Side note: my parents have a giant basement where I – theoretically – could have stored my things for free. BUT they’re trying to sell their house and ruin my life. So 1) they didn’t want my clutter jacking up their sale, and 2) every time it shows I have to cram my clothes into suitcases. To make it look like I’m not the squatter I truly am.

Except that I found the house, but didn’t get it. Then within four days, part 3 happened.

3.

Next, I almost moved out of town. For a potential job – which was two+ months in waiting time. During this time, I worked and chilled from my parents’ kitchen table, waiting to see which town I’d eventually move to. But by the end of it, the current/potential employer and I couldn’t reach an agreement and decided to part on still-positive terms. (Which is more than I can say for part 1 – badum-ching!)

4.

I have tasted freedom. With my job, I can work from anywhere. ANYWHERE.* And it’s the best thing that you’ll ever experience ever. For realz (she wrote, typing from a sunny beach in California). Give me a cup of tea and a table for my to-do list and watch me go.

After parts 1-3, I decided 4 is not something I’m ready to give up.

man talking on phone at desk on the beach

What’s up, homie?

4B.

Now I’m probably never going “home.” With a week scheduled at Hilde’s new coastal location, directly followed by a stint in my friend’s guest room (for planned activities), I can probably just keep freeloading my life away. I’ll still collect my checks – you know, whenever I catch up to the mail, but just live in everyone else’s house. And to make up for it I’ll do laundry or pay the electric bill – or both.
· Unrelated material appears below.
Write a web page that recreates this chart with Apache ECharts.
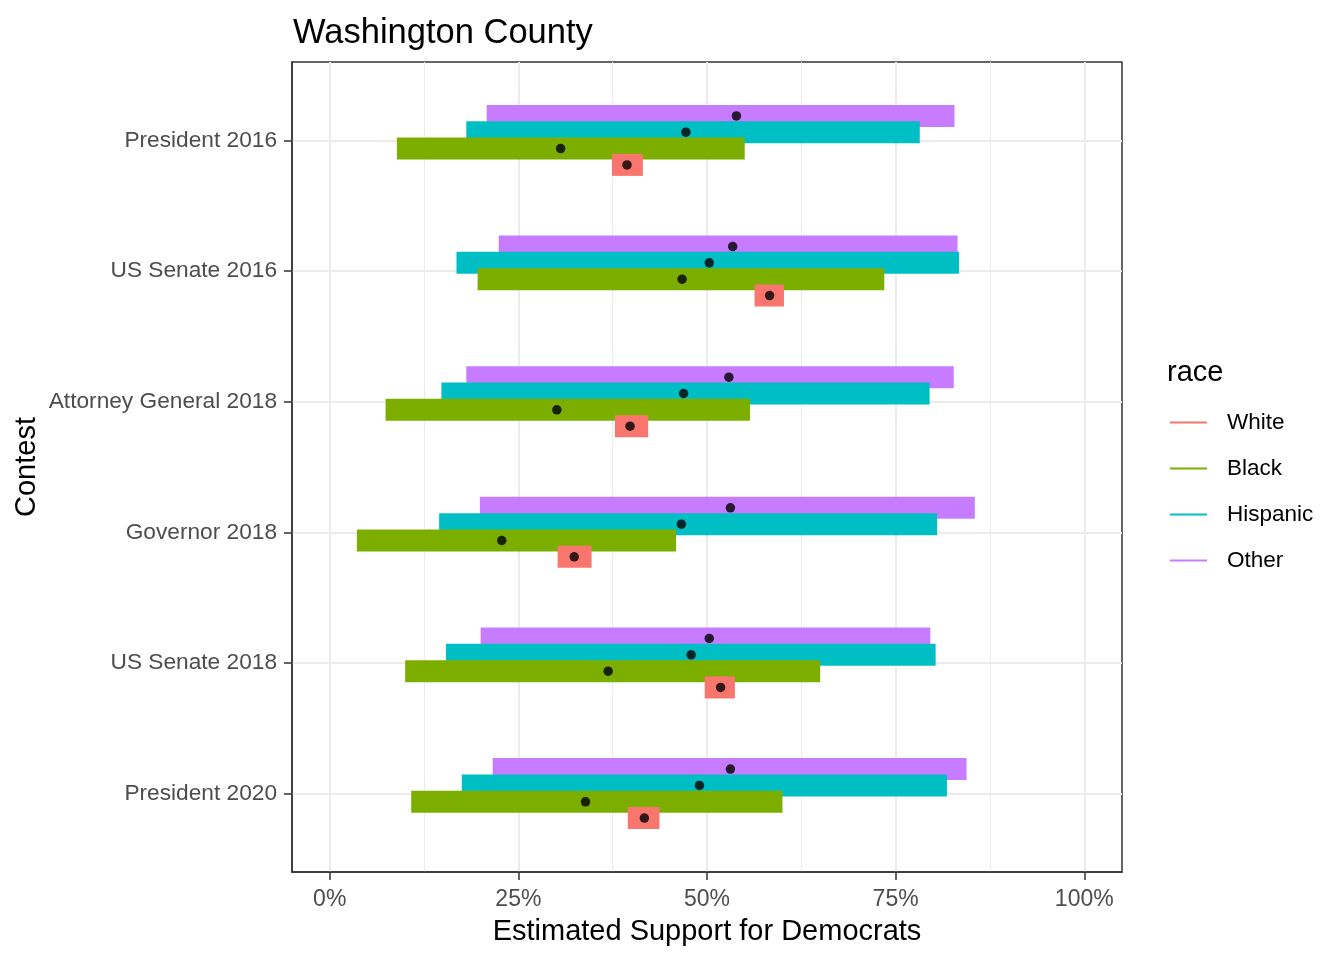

Except that Toga (the best cat in the world) needs to come too. Sure he’s super happy having daily wrestling bouts with his blood brother/adopted uncle, but he is MINE and my parents can’t have him. Only when I need free babysitting, which is their duty as grandparents.

5.

Will I eventually get a home? Duh. But why ruin this good thing I’ve got going on? Homes are for suckers.